## PROBLEM TO SOLVE
Would you retype, exactly and without the pictures, the lines between the line holding "Rebuild this chart" and the line holding "const MAROON = '#8b2b51';", inclusive, and nothing else?

(Charts and diagrams as code)
----

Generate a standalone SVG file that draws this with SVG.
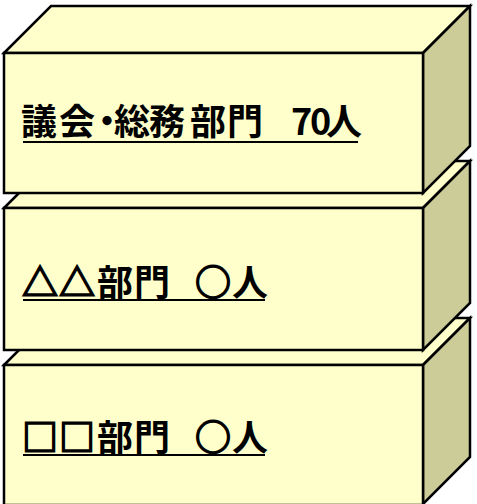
<svg xmlns="http://www.w3.org/2000/svg" width="477" height="504" viewBox="0 0 477 504">
<style>
.face{fill:#FFFFCC;stroke:#000;stroke-width:2.5;stroke-linejoin:miter}
.side{fill:#CCCC99;stroke:#000;stroke-width:2.5;stroke-linejoin:miter}
.lbl{font-family:"Noto Sans CJK JP","Noto Sans",sans-serif;font-weight:bold;font-size:36px;fill:#000}
.sym{stroke:#000;stroke-width:1.6}
.ul{stroke:#000;stroke-width:2}
</style>
<rect width="477" height="504" fill="#fff"/>
<g id="node3">
<polygon class="face" points="4,365 51,318 470,318 423,365"/>
<polygon class="side" points="423,365 470,318 470,457 423,504"/>
<rect class="face" x="4" y="365" width="419" height="140"/>
<text class="lbl" y="451"><tspan class="sym" x="22 59">□□</tspan><tspan x="97 134 172">部門 </tspan><tspan class="sym" x="195">○</tspan><tspan x="232">人</tspan></text>
<line class="ul" x1="23" y1="455" x2="265" y2="455"/>
</g>
<g id="node2">
<polygon class="face" points="4,208 51,161 470,161 423,208"/>
<polygon class="side" points="423,208 470,161 470,303 423,350"/>
<rect class="face" x="4" y="208" width="419" height="142"/>
<text class="lbl" y="296"><tspan class="sym" x="22 59">△△</tspan><tspan x="97 134 172">部門 </tspan><tspan class="sym" x="195">○</tspan><tspan x="232">人</tspan></text>
<line class="ul" x1="23" y1="300" x2="265" y2="300"/>
</g>
<g id="node1">
<polygon class="face" points="4,53 51,6 470,6 423,53"/>
<polygon class="side" points="423,53 470,6 470,146 423,193"/>
<rect class="face" x="4" y="53" width="419" height="140"/>
<text class="lbl" x="21 59 89 114 149 190 227 266 291 310 326" y="135">議会・総務部門 70人</text>
<line class="ul" x1="23" y1="142" x2="358" y2="142"/>
</g>
<g id="connectors"/>
</svg>
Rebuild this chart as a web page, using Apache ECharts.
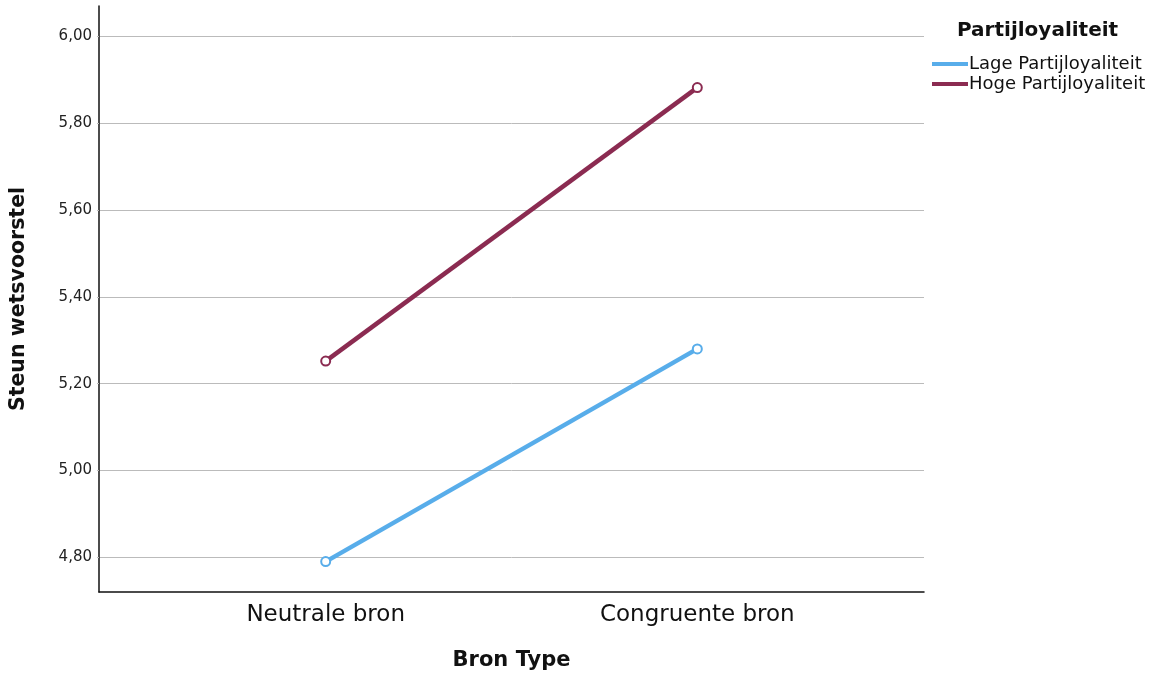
<!DOCTYPE html>
<html>
<head>
<meta charset="utf-8">
<script src="https://cdn.jsdelivr.net/npm/echarts@6/dist/echarts.min.js"></script>
<style>html,body{margin:0;padding:0;background:#fff}#c{width:1157px;height:676px}</style>
</head>
<body>
<div id="c"></div>
<script>
const categories = ['Neutrale bron', 'Congruente bron'];
const seriesNames = ['Lage Partijloyaliteit', 'Hoge Partijloyaliteit'];
const lageValues = [4.79, 5.28];
const hogeValues = [5.252, 5.882];
const yTicks = [4.8, 5.0, 5.2, 5.4, 5.6, 5.8, 6.0];
const FONT = 'DejaVu Sans';
const BLUE = '#58adea';
const MAROON = '#8b2b51';

const chart = echarts.init(document.getElementById('c'));
const toData = vals => vals.map((v, i) => [i, v]);
chart.setOption({
  animation: false,
  textStyle: { fontFamily: FONT },
  title: {
    text: 'Partijloyaliteit', left: 952, top: 16,
    textStyle: { fontFamily: FONT, fontSize: 20, fontWeight: 'bold', color: '#111' }
  },
  legend: {
    orient: 'vertical', left: 927, top: 50, itemWidth: 36, itemHeight: 4, itemGap: 2,
    icon: 'rect',
    itemStyle: { borderWidth: 0 },
    textStyle: { fontFamily: FONT, fontSize: 18, color: '#111', padding: [0, 0, 0, -4] },
    data: seriesNames
  },
  grid: { left: 97, right: 233, top: 6, bottom: 78, containLabel: false },
  xAxis: {
    type: 'value', min: -0.61, max: 1.61,
    name: 'Bron Type', nameLocation: 'middle', nameGap: 58,
    nameTextStyle: { fontFamily: FONT, fontSize: 21, fontWeight: 'bold', color: '#111' },
    axisLine: { onZero: false, lineStyle: { color: '#111', width: 1.5 } },
    axisTick: { show: false },
    splitLine: { show: false },
    axisLabel: {
      customValues: [0, 1], margin: 12,
      fontFamily: FONT, fontSize: 23, color: '#111',
      formatter: v => categories[Math.round(v)] || ''
    }
  },
  yAxis: {
    type: 'value', min: 4.72, max: 6.07,
    name: 'Steun wetsvoorstel', nameLocation: 'middle', nameGap: 70, nameRotate: 90,
    nameTextStyle: { fontFamily: FONT, fontSize: 20.5, fontWeight: 'bold', color: '#111' },
    axisLine: { show: true, onZero: false, lineStyle: { color: '#111', width: 1.5 } },
    axisTick: { show: true, customValues: yTicks, length: 2, lineStyle: { color: '#bbb' } },
    splitLine: { show: true, lineStyle: { color: '#bbb', width: 1 } },
    axisLabel: {
      customValues: yTicks, margin: 7,
      fontFamily: FONT, fontSize: 15, color: '#222',
      formatter: v => v.toFixed(2).replace('.', ',')
    }
  },
  series: [
    {
      name: seriesNames[0], type: 'line', data: toData(lageValues),
      color: BLUE,
      lineStyle: { width: 4.5, color: BLUE },
      symbol: 'emptyCircle', symbolSize: 9,
      itemStyle: { color: BLUE, borderColor: BLUE, borderWidth: 1.3 }
    },
    {
      name: seriesNames[1], type: 'line', data: toData(hogeValues),
      color: MAROON,
      lineStyle: { width: 4.5, color: MAROON },
      symbol: 'emptyCircle', symbolSize: 9,
      itemStyle: { color: MAROON, borderColor: MAROON, borderWidth: 1.3 }
    }
  ]
});
</script>
</body>
</html>
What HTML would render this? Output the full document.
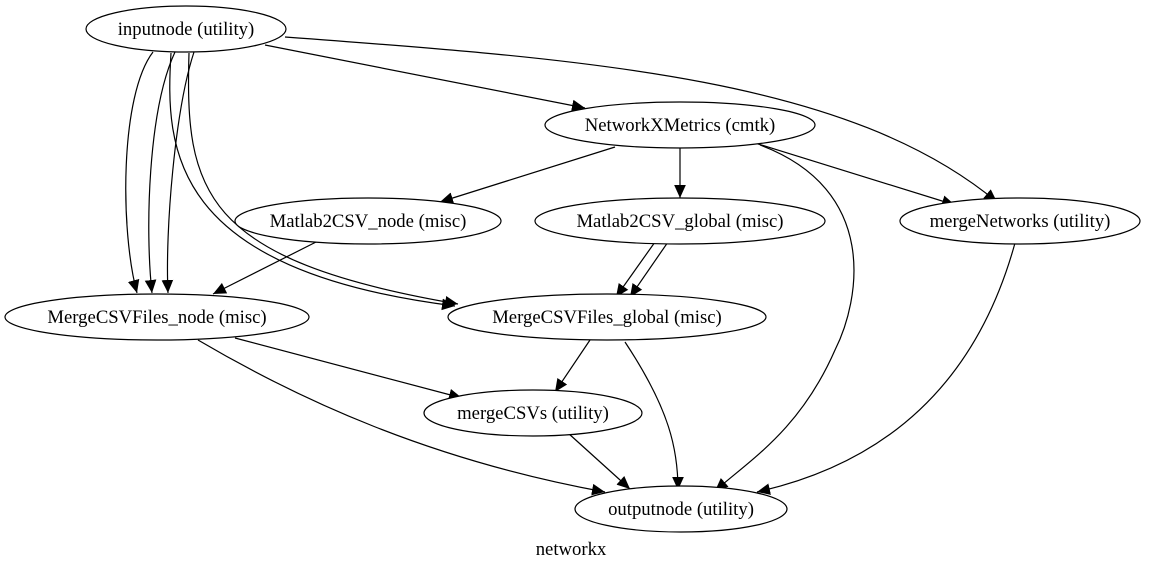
<!DOCTYPE html>
<html><head><meta charset="utf-8"><style>
html,body{margin:0;padding:0;background:#fff;}
svg{display:block;}
text{font-family:"Liberation Serif",serif;font-size:18.7px;fill:#000;}
</style></head><body>
<svg width="1158" height="568" viewBox="0 0 1158 568" xmlns="http://www.w3.org/2000/svg">
<defs><marker id="a" viewBox="0 0 10 10" refX="10" refY="5" markerWidth="13" markerHeight="13" markerUnits="userSpaceOnUse" orient="auto"><path d="M0,0.5 L10,5 L0,9.5 z" fill="#000"/></marker></defs>
<g fill="none" stroke="#000" stroke-width="1.2" marker-end="url(#a)">
<path d="M265,45 L585,108"/>
<path d="M285,37 C600,60 850,80 997,202"/>
<path d="M153,52 C120,95 120,230 137,293"/>
<path d="M175,52 C148,110 145,230 152,293"/>
<path d="M194,52 C175,110 165,230 168,293"/>
<path d="M171,53 C165,150 170,270 455,306"/>
<path d="M189,53 C185,190 200,260 458,304"/>
<path d="M615,147 L440,202"/>
<path d="M680,143 L680,198"/>
<path d="M755,143 L955,205"/>
<path d="M760,145 C880,190 860,300 835,350 C800,430 750,460 715,491"/>
<path d="M322,239 L213,294"/>
<path d="M655,242 L616,297"/>
<path d="M668,242 L630,297"/>
<path d="M1015,243 C980,370 900,460 757,492"/>
<path d="M235,338 L462,398"/>
<path d="M198,340 C300,400 430,460 605,492"/>
<path d="M590,340 L555,392"/>
<path d="M625,342 C670,410 678,450 678,490"/>
<path d="M568,433 L630,489"/>
</g>
<g fill="#fff" stroke="#000" stroke-width="1.2">
<ellipse cx="186" cy="29" rx="100" ry="23"/>
<ellipse cx="680" cy="125" rx="135" ry="23"/>
<ellipse cx="368" cy="221" rx="133" ry="23"/>
<ellipse cx="680" cy="221" rx="145" ry="23"/>
<ellipse cx="1020" cy="221" rx="120" ry="23"/>
<ellipse cx="157" cy="317" rx="152" ry="23"/>
<ellipse cx="607" cy="317" rx="159" ry="23"/>
<ellipse cx="533" cy="413" rx="109" ry="23"/>
<ellipse cx="681" cy="509" rx="106" ry="23"/>
</g>
<g text-anchor="middle">
<text x="186" y="35">inputnode (utility)</text>
<text x="680" y="131">NetworkXMetrics (cmtk)</text>
<text x="368" y="227">Matlab2CSV_node (misc)</text>
<text x="680" y="227">Matlab2CSV_global (misc)</text>
<text x="1020" y="227">mergeNetworks (utility)</text>
<text x="157" y="323">MergeCSVFiles_node (misc)</text>
<text x="607" y="323">MergeCSVFiles_global (misc)</text>
<text x="533" y="419">mergeCSVs (utility)</text>
<text x="681" y="515">outputnode (utility)</text>
<text x="571" y="555">networkx</text>
</g>
</svg>
</body></html>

----

## COMPLETED TASK
Rebuild this chart as a web page, using Apache ECharts.
<!DOCTYPE html>
<html>
<head>
<meta charset="utf-8">
<script src="https://cdn.jsdelivr.net/npm/echarts@6/dist/echarts.min.js"></script>
<style>html,body{margin:0;padding:0;background:#fff}#c{width:1157px;height:676px}</style>
</head>
<body>
<div id="c"></div>
<script>
const categories = ['Neutrale bron', 'Congruente bron'];
const seriesNames = ['Lage Partijloyaliteit', 'Hoge Partijloyaliteit'];
const lageValues = [4.79, 5.28];
const hogeValues = [5.252, 5.882];
const yTicks = [4.8, 5.0, 5.2, 5.4, 5.6, 5.8, 6.0];
const FONT = 'DejaVu Sans';
const BLUE = '#58adea';
const MAROON = '#8b2b51';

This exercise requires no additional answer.